Il y a deux points que je veux noter. Le premier est que le mérite de cette précision de la loi a été mis au crédit de ces hommes car ils voulaient sincèrement participer à l’élan commun du sacrifice, au partage et aux rites. Il est important de se sentir concerné, de s’intéresser, de s’investir dans la construction de notre judaïsme et non pas de le « consommer » comme on nous dit de le faire. Leur désir sincère de bien faire a poussé Moïse à préciser ce qui restait encore flou.

Et puis, tout le monde connaît le Korekh, ce «sandwich » composé de Matsa, d’herbes amères et de Harosset, ordonné par Hillel l’ancien, que nous consommons lors de la soirée pascale, juste avant le repas. Le texte que nous prononçons est le suivant :

«En souvenir du Temple, selon l’usage de Hillel l’ancien. Lorsque le Temple existait, il assemblait l’agneau pascal, la matsa et le maror et les consommait ensemble, afin d’accomplir ce qui est écrit : Sur des matsot et des herbes amères, ils le consommeront».

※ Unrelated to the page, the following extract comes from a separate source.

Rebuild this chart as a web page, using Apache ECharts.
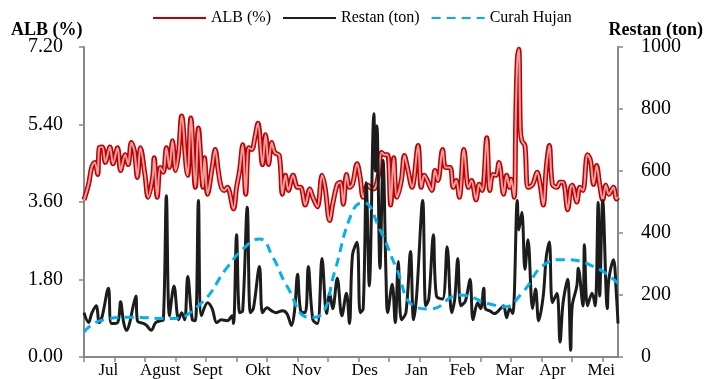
<!DOCTYPE html>
<html><head><meta charset="utf-8">
<script src="https://cdn.jsdelivr.net/npm/echarts@6/dist/echarts.min.js"></script>
<style>html,body{margin:0;padding:0;background:#fff}#c{width:706px;height:379px}</style>
</head><body><div id="c"></div>
<script>
// x = day index (0..350)
const monthLabels = ['Jul','Agust','Sept','Okt','Nov','Des','Jan','Feb','Mar','Apr','Mei'];
const monthLabelDays = [16,50,81,114,146,184,218,248,279,307,339];
const tickDays = [0,20,40,60,80,100,120,140,160,180,200,220,240,260,280,300,320,340];

const albData = [[0,3.65],[3,4.01],[5,4.40],[7,4.52],[9,4.24],[10,4.86],[12,4.88],[14,4.52],[17,4.88],[19,4.49],[22,4.86],[24,4.33],[27,4.70],[29,4.47],[31,4.98],[33,4.79],[35,4.17],[37,4.86],[40,4.22],[42,3.71],[45,4.17],[46,4.63],[48,3.71],[50,4.40],[52,4.29],[54,4.86],[56,4.40],[58,5.02],[60,4.33],[62,4.75],[64,5.60],[67,4.40],[68,4.22],[70,5.55],[73,3.94],[75,5.32],[78,3.94],[79,4.63],[81,3.78],[84,4.40],[86,4.82],[88,4.33],[90,3.94],[92,3.87],[94,3.94],[98,3.44],[100,3.94],[102,4.33],[104,4.93],[106,3.78],[108,4.86],[110,4.82],[112,5.09],[114,5.43],[117,4.47],[119,5.16],[121,4.47],[123,4.98],[125,4.75],[128,4.68],[130,3.78],[132,4.22],[134,3.87],[137,4.22],[140,3.94],[142,3.94],[145,3.53],[148,3.90],[150,3.71],[153,3.49],[156,4.22],[158,3.94],[161,3.17],[163,3.55],[166,4.01],[168,4.06],[170,3.55],[172,4.24],[174,3.94],[176,4.01],[179,4.49],[181,4.17],[183,3.71],[186,3.99],[189,3.90],[191,3.94],[193,4.24],[195,4.75],[197,4.70],[199,4.70],[201,3.53],[203,4.63],[205,3.71],[208,4.10],[210,4.68],[212,4.40],[215,3.94],[219,4.91],[221,3.94],[223,4.22],[225,4.10],[228,3.87],[230,4.33],[232,4.10],[235,4.82],[237,4.40],[240,4.40],[242,3.94],[244,4.10],[246,3.71],[249,4.82],[252,3.94],[254,4.10],[257,3.65],[259,4.01],[261,3.87],[264,5.09],[266,3.87],[268,4.24],[270,4.22],[272,4.52],[275,3.78],[277,4.22],[279,3.94],[280,4.13],[282,3.71],[283,5.6],[284,6.9],[285,7.15],[286,5.3],[287,5.02],[289,4.91],[291,3.94],[294,4.00],[297,4.29],[299,4.00],[301,3.53],[303,4.40],[305,4.91],[307,4.01],[310,3.94],[312,4.06],[314,4.06],[317,3.42],[319,3.94],[320,3.99],[323,3.60],[325,3.94],[327,3.87],[330,4.70],[332,4.56],[334,4.01],[336,4.45],[338,4.00],[340,3.65],[342,3.99],[344,3.78],[347,3.94],[349,3.67],[350,3.71]];

const restanData = [[0,143],[3,111],[5,140],[8,165],[10,111],[12,133],[16,222],[18,108],[22,111],[24,178],[26,111],[28,86],[30,111],[32,159],[34,197],[35,117],[39,108],[41,102],[44,86],[47,111],[50,117],[52,120],[54,520],[56,133],[59,229],[62,120],[64,143],[66,120],[68,260],[71,120],[73,117],[75,505],[77,133],[81,175],[84,156],[87,111],[90,120],[94,117],[97,133],[98,108],[100,394],[102,143],[104,149],[107,483],[109,143],[111,156],[115,292],[117,143],[120,159],[123,149],[126,143],[130,149],[133,140],[136,102],[138,149],[140,267],[142,149],[145,143],[147,292],[150,120],[153,108],[156,318],[159,140],[161,206],[163,156],[166,254],[169,133],[172,206],[174,108],[176,330],[179,370],[181,143],[183,156],[185,562],[187,229],[190,785],[191,600],[192,746],[194,286],[196,635],[198,250],[199,143],[202,235],[204,111],[206,308],[208,120],[211,143],[214,340],[216,120],[218,197],[222,505],[224,165],[226,187],[229,394],[231,197],[235,187],[238,356],[241,143],[243,187],[245,318],[247,165],[250,181],[253,251],[255,120],[258,175],[260,156],[262,222],[263,156],[266,149],[269,140],[273,156],[275,165],[277,127],[279,156],[281,140],[284,505],[285,410],[287,467],[289,283],[291,378],[294,156],[296,219],[298,117],[301,197],[303,324],[305,371],[307,175],[310,206],[312,48],[314,175],[317,251],[319,22],[320,165],[323,229],[324,286],[327,165],[328,362],[330,165],[333,206],[335,165],[337,498],[338,197],[340,505],[343,156],[344,251],[347,314],[349,197],[350,108]];

const rainData = [[0,80],[10,116],[30,128],[56,124],[76,170],[94,290],[105,352],[115,381],[124,320],[133,229],[148,127],[156,140],[164,270],[176,470],[183,498],[194,410],[205,283],[216,165],[227,155],[246,200],[266,171],[276,162],[287,206],[303,302],[314,314],[334,292],[350,238]];

const FONT = 'Liberation Serif';
const chart = echarts.init(document.getElementById('c'), null, {renderer:'canvas'});
chart.setOption({
  animation:false,
  backgroundColor:'#fff',
  textStyle:{fontFamily:FONT,color:'#000'},
  grid:{left:84,right:88,top:47,bottom:17,containLabel:false},
  legend:{
    data:['ALB (%)','Restan (ton)','Curah Hujan'],
    left:152, top:10, padding:0, itemWidth:53, itemHeight:10, itemGap:11,
    itemStyle:{opacity:0},
    textStyle:{fontFamily:FONT,fontSize:16,color:'#000'}
  },
  graphic:[
    {type:'text',left:11,top:21,style:{text:'ALB (%)',font:'bold 18px "Liberation Serif"',fill:'#000'}},
    {type:'text',right:3,top:21,style:{text:'Restan (ton)',font:'bold 18px "Liberation Serif"',fill:'#000'}}
  ],
  xAxis:{
    type:'value',min:0,max:350,
    axisLine:{lineStyle:{color:'#888',width:2}},
    axisTick:{show:true,customValues:tickDays,length:5,lineStyle:{color:'#888',width:1.5}},
    axisLabel:{customValues:monthLabelDays,margin:5,fontFamily:FONT,fontSize:17,color:'#000',
      formatter:function(v){const i=monthLabelDays.indexOf(v);return i>=0?monthLabels[i]:'';}},
    splitLine:{show:false}
  },
  yAxis:[
    {type:'value',min:0,max:7.2,interval:1.8,position:'left',
     axisLine:{show:true,lineStyle:{color:'#888',width:2}},
     axisTick:{show:true,length:5,lineStyle:{color:'#888',width:1.5}},
     axisLabel:{margin:21,fontFamily:FONT,fontSize:20,color:'#000',formatter:function(v){return v.toFixed(2);}},
     splitLine:{show:false}},
    {type:'value',min:0,max:1000,interval:200,position:'right',
     axisLine:{show:true,lineStyle:{color:'#888',width:2}},
     axisTick:{show:true,length:5,lineStyle:{color:'#888',width:1.5}},
     axisLabel:{margin:23,fontFamily:FONT,fontSize:20,color:'#000',formatter:function(v){return String(v);}},
     splitLine:{show:false}}
  ],
  series:[
    {name:'ALB (%)',type:'line',yAxisIndex:0,data:albData,smooth:0.35,symbol:'none',
     lineStyle:{color:'#c00000',width:5},itemStyle:{color:'#c00000'},z:2},
    {name:'ALB inner',type:'line',yAxisIndex:0,data:albData,smooth:0.35,symbol:'none',
     lineStyle:{color:'#eea0a0',width:2},itemStyle:{color:'#eea0a0'},z:3,silent:true},
    {name:'Restan (ton)',type:'line',yAxisIndex:1,data:restanData,smooth:0.35,symbol:'none',
     lineStyle:{color:'#1c1c1c',width:3},itemStyle:{color:'#1c1c1c'},z:4},
    {name:'Curah Hujan',type:'line',yAxisIndex:1,data:rainData,smooth:0.5,symbol:'none',
     lineStyle:{color:'#00b0f0',width:3,type:[9,6]},itemStyle:{color:'#00b0f0'},z:5}
  ]
});
</script></body></html>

C’est bien notre passage des Nombres IX qui est cité par le Maître de la Michna. Mais si nous voyons que Hillel était si méticuleux sur la réalisation des commandements de Pessah, pourquoi appuyer son raisonnement sur un verset qui donne la solution pour une « deuxième chance », une forme de rattrapage, plutôt que de baser sa logique sur les versets ordonnant de réaliser le sacrifice idéal du mois de Nissan, celui normal de Pessah ?

Et c’est peut être le sens profond de Pessah chéni. Ce que veut dire Hillel l’ancien, c’est que cette envie de bien faire, ce désir de revivre la libération d’Egypte sont la base de l’engagement du peuple juif. La foi, la confiance, les épreuves, la souffrance, l’espoir, la rédemption, tout ce que signifient les trois éléments que sont l’agneau, la matsa et l’herbe amère ont besoin d’un quatrième élément, celui qui va leur donner leur sens profond, et qui est la volonté de vivre tout ceci avec ses frères, comme un peuple, «Kéich ékhad, bélev ékhad», comme un seul homme, d’un seul cœur. Et peut importe si les uns consommaient le sacrifice en Nissan et les autres en Iyar, la force de leur conviction et de leur élan transcendait le temps et faisait d’eux, malgré tout, des contemporains, c’est-à-dire, étymologiquement, des hommes qui partagent le temps.

Ainsi, malgré les 3500 ans qui semblent nous séparer de l’événement libérateur de nos ancêtres, nous pouvons à notre tour sortir d’Egypte, sortir de notre Egypte, si nous devenons les contemporains de Moïse et Aaron, si nous désirons sincèrement partager l’engagement du peuple d’Israël.